>> START

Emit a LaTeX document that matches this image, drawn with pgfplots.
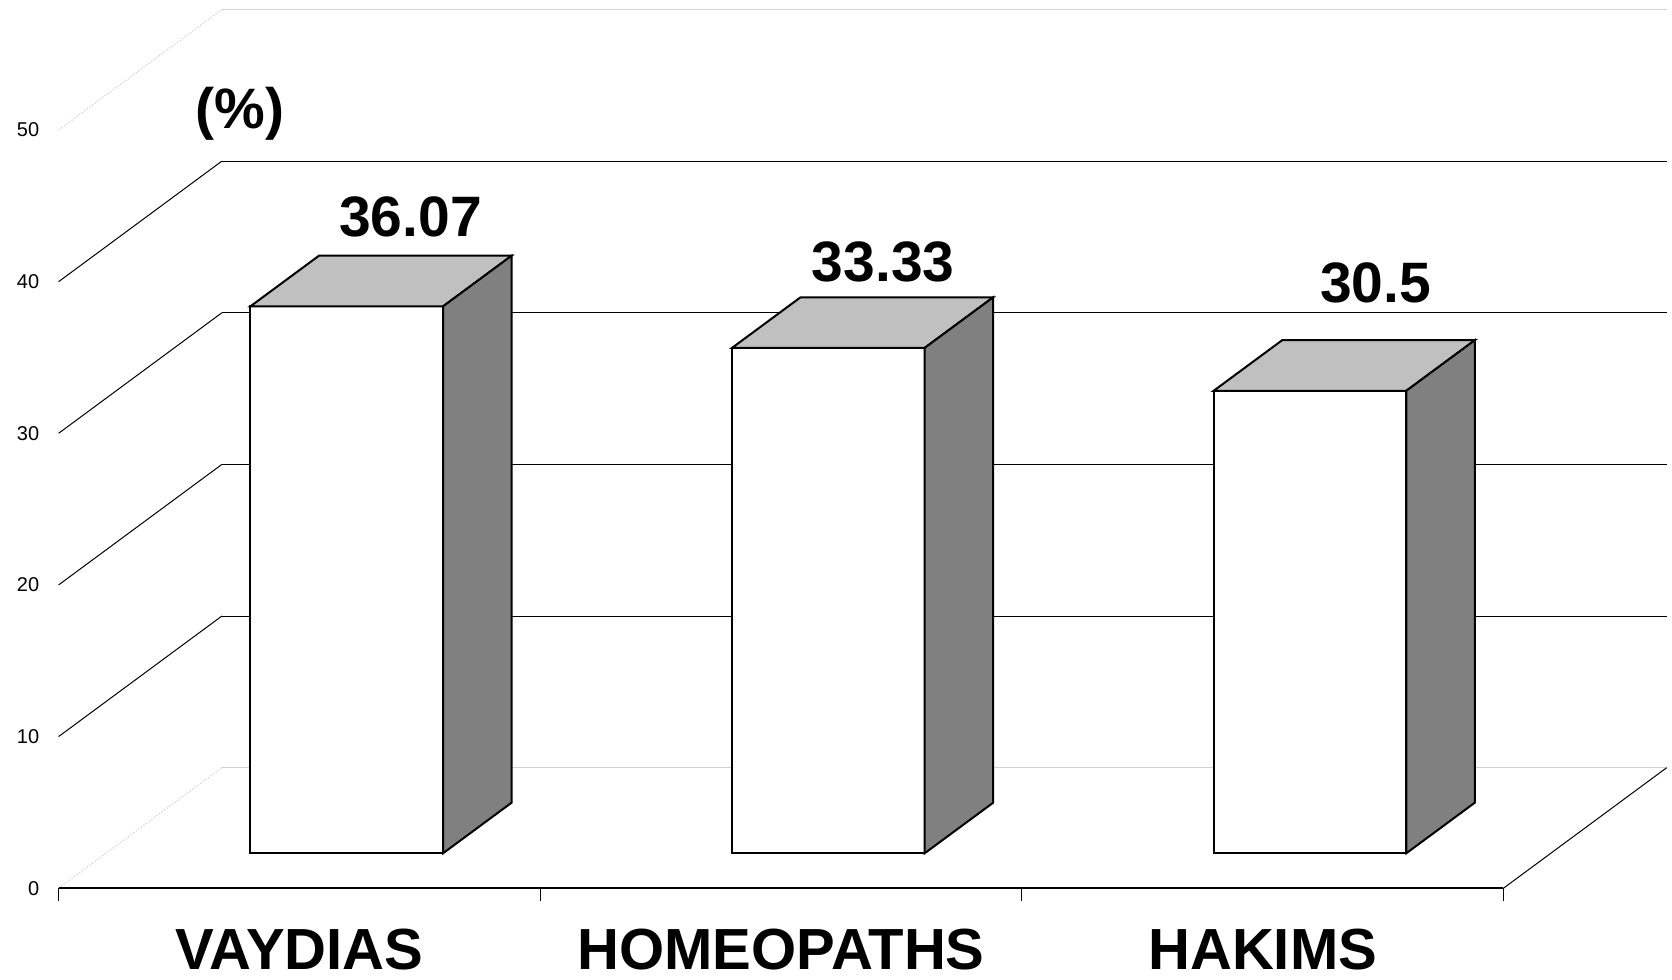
\documentclass[border=0pt]{standalone}
\usepackage{pgfplots}
\pgfplotsset{compat=1.18}
\usepackage{fontspec}
\setmainfont{Liberation Sans}
\definecolor{topgray}{HTML}{C0C0C0}
\definecolor{sidegray}{HTML}{808080}
\definecolor{floorgray}{HTML}{D0D0D0}
\begin{document}
\begin{tikzpicture}
\begin{axis}[
  x={(240.8pt,0pt)}, y={(81.6pt,60.25pt)}, z={(0pt,7.5815pt)},
  xmin=0, xmax=3, ymin=0, ymax=1, zmin=0, zmax=50,
  hide axis, clip=false,
]
% back wall gridlines
\addplot3[floorgray, line width=0.6pt] coordinates {(0,1,0) (3,1,0)};
\addplot3[black, line width=0.5pt] coordinates {(0,1,10) (3,1,10)};
\addplot3[black, line width=0.5pt] coordinates {(0,1,20) (3,1,20)};
\addplot3[black, line width=0.5pt] coordinates {(0,1,30) (3,1,30)};
\addplot3[black, line width=0.5pt] coordinates {(0,1,40) (3,1,40)};
\addplot3[floorgray, line width=0.6pt] coordinates {(0,1,50) (3,1,50)};
% side wall diagonals
\addplot3[floorgray, densely dotted, line width=0.6pt] coordinates {(0,0,0) (0,1,0)};
\addplot3[black, line width=0.5pt] coordinates {(0,0,10) (0,1,10)};
\addplot3[black, line width=0.5pt] coordinates {(0,0,20) (0,1,20)};
\addplot3[black, line width=0.5pt] coordinates {(0,0,30) (0,1,30)};
\addplot3[black, line width=0.5pt] coordinates {(0,0,40) (0,1,40)};
\addplot3[floorgray, densely dotted, line width=0.6pt] coordinates {(0,0,50) (0,1,50)};
% floor
\addplot3[black, line width=0.5pt] coordinates {(3,0,0) (3,1,0)};
\addplot3[black, line width=1pt] coordinates {(0,0,0) (3,0,0)};
\addplot3[black, line width=0.6pt] coordinates {(0,0,0) (0,0,-0.86)};
\addplot3[black, line width=0.6pt] coordinates {(1,0,0) (1,0,-0.86)};
\addplot3[black, line width=0.6pt] coordinates {(2,0,0) (2,0,-0.86)};
\addplot3[black, line width=0.6pt] coordinates {(3,0,0) (3,0,-0.86)};
% bar 1: VAYDIAS 36.07
\addplot3[draw=black, fill=white, line width=1pt] coordinates {(0.3,0.29,0) (0.7,0.29,0) (0.7,0.29,36.07) (0.3,0.29,36.07)} -- cycle;
\addplot3[draw=black, fill=topgray, line width=1pt] coordinates {(0.3,0.29,36.07) (0.7,0.29,36.07) (0.7,0.71,36.07) (0.3,0.71,36.07)} -- cycle;
\addplot3[draw=black, fill=sidegray, line width=1pt] coordinates {(0.7,0.29,0) (0.7,0.71,0) (0.7,0.71,36.07) (0.7,0.29,36.07)} -- cycle;
% bar 2: HOMEOPATHS 33.33
\addplot3[draw=black, fill=white, line width=1pt] coordinates {(1.3,0.29,0) (1.7,0.29,0) (1.7,0.29,33.33) (1.3,0.29,33.33)} -- cycle;
\addplot3[draw=black, fill=topgray, line width=1pt] coordinates {(1.3,0.29,33.33) (1.7,0.29,33.33) (1.7,0.71,33.33) (1.3,0.71,33.33)} -- cycle;
\addplot3[draw=black, fill=sidegray, line width=1pt] coordinates {(1.7,0.29,0) (1.7,0.71,0) (1.7,0.71,33.33) (1.7,0.29,33.33)} -- cycle;
% bar 3: HAKIMS 30.5
\addplot3[draw=black, fill=white, line width=1pt] coordinates {(2.3,0.29,0) (2.7,0.29,0) (2.7,0.29,30.5) (2.3,0.29,30.5)} -- cycle;
\addplot3[draw=black, fill=topgray, line width=1pt] coordinates {(2.3,0.29,30.5) (2.7,0.29,30.5) (2.7,0.71,30.5) (2.3,0.71,30.5)} -- cycle;
\addplot3[draw=black, fill=sidegray, line width=1pt] coordinates {(2.7,0.29,0) (2.7,0.71,0) (2.7,0.71,30.5) (2.7,0.29,30.5)} -- cycle;
% tick labels
\node[anchor=east, inner sep=0pt, font=\fontsize{10}{12}\selectfont] at ([xshift=-9.5pt]axis cs:0,0,0) {0};
\node[anchor=east, inner sep=0pt, font=\fontsize{10}{12}\selectfont] at ([xshift=-9.5pt]axis cs:0,0,10) {10};
\node[anchor=east, inner sep=0pt, font=\fontsize{10}{12}\selectfont] at ([xshift=-9.5pt]axis cs:0,0,20) {20};
\node[anchor=east, inner sep=0pt, font=\fontsize{10}{12}\selectfont] at ([xshift=-9.5pt]axis cs:0,0,30) {30};
\node[anchor=east, inner sep=0pt, font=\fontsize{10}{12}\selectfont] at ([xshift=-9.5pt]axis cs:0,0,40) {40};
\node[anchor=east, inner sep=0pt, font=\fontsize{10}{12}\selectfont] at ([xshift=-9.5pt]axis cs:0,0,50) {50};
% category labels
\node[inner sep=0pt, font=\fontsize{29}{32}\selectfont\bfseries] at (axis cs:0.5,0,-4.05) {VAYDIAS};
\node[inner sep=0pt, font=\fontsize{29}{32}\selectfont\bfseries] at (axis cs:1.5,0,-4.05) {HOMEOPATHS};
\node[inner sep=0pt, font=\fontsize{29}{32}\selectfont\bfseries] at (axis cs:2.5,0,-4.05) {HAKIMS};
% value labels
\node[inner sep=0pt, font=\fontsize{28.5}{32}\selectfont\bfseries] at (axis cs:0.7307,0,44.30) {36.07};
\node[inner sep=0pt, font=\fontsize{28.5}{32}\selectfont\bfseries] at (axis cs:1.712,0,41.30) {33.33};
\node[inner sep=0pt, font=\fontsize{28.5}{32}\selectfont\bfseries] at (axis cs:2.7345,0,39.94) {30.5};
\node[inner sep=0pt, font=\fontsize{28.5}{32}\selectfont\bfseries] at (axis cs:0.3767,0,51.1) {(\%)};
% bounding box corners
\coordinate (bbA) at (axis cs:-0.1217,0,-5.988);
\coordinate (bbB) at (axis cs:3.350,0,58.577);
\end{axis}
\pgfresetboundingbox
\useasboundingbox (bbA) rectangle (bbB);
\end{tikzpicture}
\end{document}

>> END

→ Short problem:
Pictures in the data above should not be copied; transcribe everything else exactly.

→ Task result:
Emit a LaTeX document that matches this image, drawn with pgfplots.
\documentclass[border=0pt]{standalone}
\usepackage{pgfplots}
\pgfplotsset{compat=1.18}
\usepackage{fontspec}
\setmainfont{Liberation Sans}
\definecolor{topgray}{HTML}{C0C0C0}
\definecolor{sidegray}{HTML}{808080}
\definecolor{floorgray}{HTML}{D0D0D0}
\begin{document}
\begin{tikzpicture}
\begin{axis}[
  x={(240.8pt,0pt)}, y={(81.6pt,60.25pt)}, z={(0pt,7.5815pt)},
  xmin=0, xmax=3, ymin=0, ymax=1, zmin=0, zmax=50,
  hide axis, clip=false,
]
% back wall gridlines
\addplot3[floorgray, line width=0.6pt] coordinates {(0,1,0) (3,1,0)};
\addplot3[black, line width=0.5pt] coordinates {(0,1,10) (3,1,10)};
\addplot3[black, line width=0.5pt] coordinates {(0,1,20) (3,1,20)};
\addplot3[black, line width=0.5pt] coordinates {(0,1,30) (3,1,30)};
\addplot3[black, line width=0.5pt] coordinates {(0,1,40) (3,1,40)};
\addplot3[floorgray, line width=0.6pt] coordinates {(0,1,50) (3,1,50)};
% side wall diagonals
\addplot3[floorgray, densely dotted, line width=0.6pt] coordinates {(0,0,0) (0,1,0)};
\addplot3[black, line width=0.5pt] coordinates {(0,0,10) (0,1,10)};
\addplot3[black, line width=0.5pt] coordinates {(0,0,20) (0,1,20)};
\addplot3[black, line width=0.5pt] coordinates {(0,0,30) (0,1,30)};
\addplot3[black, line width=0.5pt] coordinates {(0,0,40) (0,1,40)};
\addplot3[floorgray, densely dotted, line width=0.6pt] coordinates {(0,0,50) (0,1,50)};
% floor
\addplot3[black, line width=0.5pt] coordinates {(3,0,0) (3,1,0)};
\addplot3[black, line width=1pt] coordinates {(0,0,0) (3,0,0)};
\addplot3[black, line width=0.6pt] coordinates {(0,0,0) (0,0,-0.86)};
\addplot3[black, line width=0.6pt] coordinates {(1,0,0) (1,0,-0.86)};
\addplot3[black, line width=0.6pt] coordinates {(2,0,0) (2,0,-0.86)};
\addplot3[black, line width=0.6pt] coordinates {(3,0,0) (3,0,-0.86)};
% bar 1: VAYDIAS 36.07
\addplot3[draw=black, fill=white, line width=1pt] coordinates {(0.3,0.29,0) (0.7,0.29,0) (0.7,0.29,36.07) (0.3,0.29,36.07)} -- cycle;
\addplot3[draw=black, fill=topgray, line width=1pt] coordinates {(0.3,0.29,36.07) (0.7,0.29,36.07) (0.7,0.71,36.07) (0.3,0.71,36.07)} -- cycle;
\addplot3[draw=black, fill=sidegray, line width=1pt] coordinates {(0.7,0.29,0) (0.7,0.71,0) (0.7,0.71,36.07) (0.7,0.29,36.07)} -- cycle;
% bar 2: HOMEOPATHS 33.33
\addplot3[draw=black, fill=white, line width=1pt] coordinates {(1.3,0.29,0) (1.7,0.29,0) (1.7,0.29,33.33) (1.3,0.29,33.33)} -- cycle;
\addplot3[draw=black, fill=topgray, line width=1pt] coordinates {(1.3,0.29,33.33) (1.7,0.29,33.33) (1.7,0.71,33.33) (1.3,0.71,33.33)} -- cycle;
\addplot3[draw=black, fill=sidegray, line width=1pt] coordinates {(1.7,0.29,0) (1.7,0.71,0) (1.7,0.71,33.33) (1.7,0.29,33.33)} -- cycle;
% bar 3: HAKIMS 30.5
\addplot3[draw=black, fill=white, line width=1pt] coordinates {(2.3,0.29,0) (2.7,0.29,0) (2.7,0.29,30.5) (2.3,0.29,30.5)} -- cycle;
\addplot3[draw=black, fill=topgray, line width=1pt] coordinates {(2.3,0.29,30.5) (2.7,0.29,30.5) (2.7,0.71,30.5) (2.3,0.71,30.5)} -- cycle;
\addplot3[draw=black, fill=sidegray, line width=1pt] coordinates {(2.7,0.29,0) (2.7,0.71,0) (2.7,0.71,30.5) (2.7,0.29,30.5)} -- cycle;
% tick labels
\node[anchor=east, inner sep=0pt, font=\fontsize{10}{12}\selectfont] at ([xshift=-9.5pt]axis cs:0,0,0) {0};
\node[anchor=east, inner sep=0pt, font=\fontsize{10}{12}\selectfont] at ([xshift=-9.5pt]axis cs:0,0,10) {10};
\node[anchor=east, inner sep=0pt, font=\fontsize{10}{12}\selectfont] at ([xshift=-9.5pt]axis cs:0,0,20) {20};
\node[anchor=east, inner sep=0pt, font=\fontsize{10}{12}\selectfont] at ([xshift=-9.5pt]axis cs:0,0,30) {30};
\node[anchor=east, inner sep=0pt, font=\fontsize{10}{12}\selectfont] at ([xshift=-9.5pt]axis cs:0,0,40) {40};
\node[anchor=east, inner sep=0pt, font=\fontsize{10}{12}\selectfont] at ([xshift=-9.5pt]axis cs:0,0,50) {50};
% category labels
\node[inner sep=0pt, font=\fontsize{29}{32}\selectfont\bfseries] at (axis cs:0.5,0,-4.05) {VAYDIAS};
\node[inner sep=0pt, font=\fontsize{29}{32}\selectfont\bfseries] at (axis cs:1.5,0,-4.05) {HOMEOPATHS};
\node[inner sep=0pt, font=\fontsize{29}{32}\selectfont\bfseries] at (axis cs:2.5,0,-4.05) {HAKIMS};
% value labels
\node[inner sep=0pt, font=\fontsize{28.5}{32}\selectfont\bfseries] at (axis cs:0.7307,0,44.30) {36.07};
\node[inner sep=0pt, font=\fontsize{28.5}{32}\selectfont\bfseries] at (axis cs:1.712,0,41.30) {33.33};
\node[inner sep=0pt, font=\fontsize{28.5}{32}\selectfont\bfseries] at (axis cs:2.7345,0,39.94) {30.5};
\node[inner sep=0pt, font=\fontsize{28.5}{32}\selectfont\bfseries] at (axis cs:0.3767,0,51.1) {(\%)};
% bounding box corners
\coordinate (bbA) at (axis cs:-0.1217,0,-5.988);
\coordinate (bbB) at (axis cs:3.350,0,58.577);
\end{axis}
\pgfresetboundingbox
\useasboundingbox (bbA) rectangle (bbB);
\end{tikzpicture}
\end{document}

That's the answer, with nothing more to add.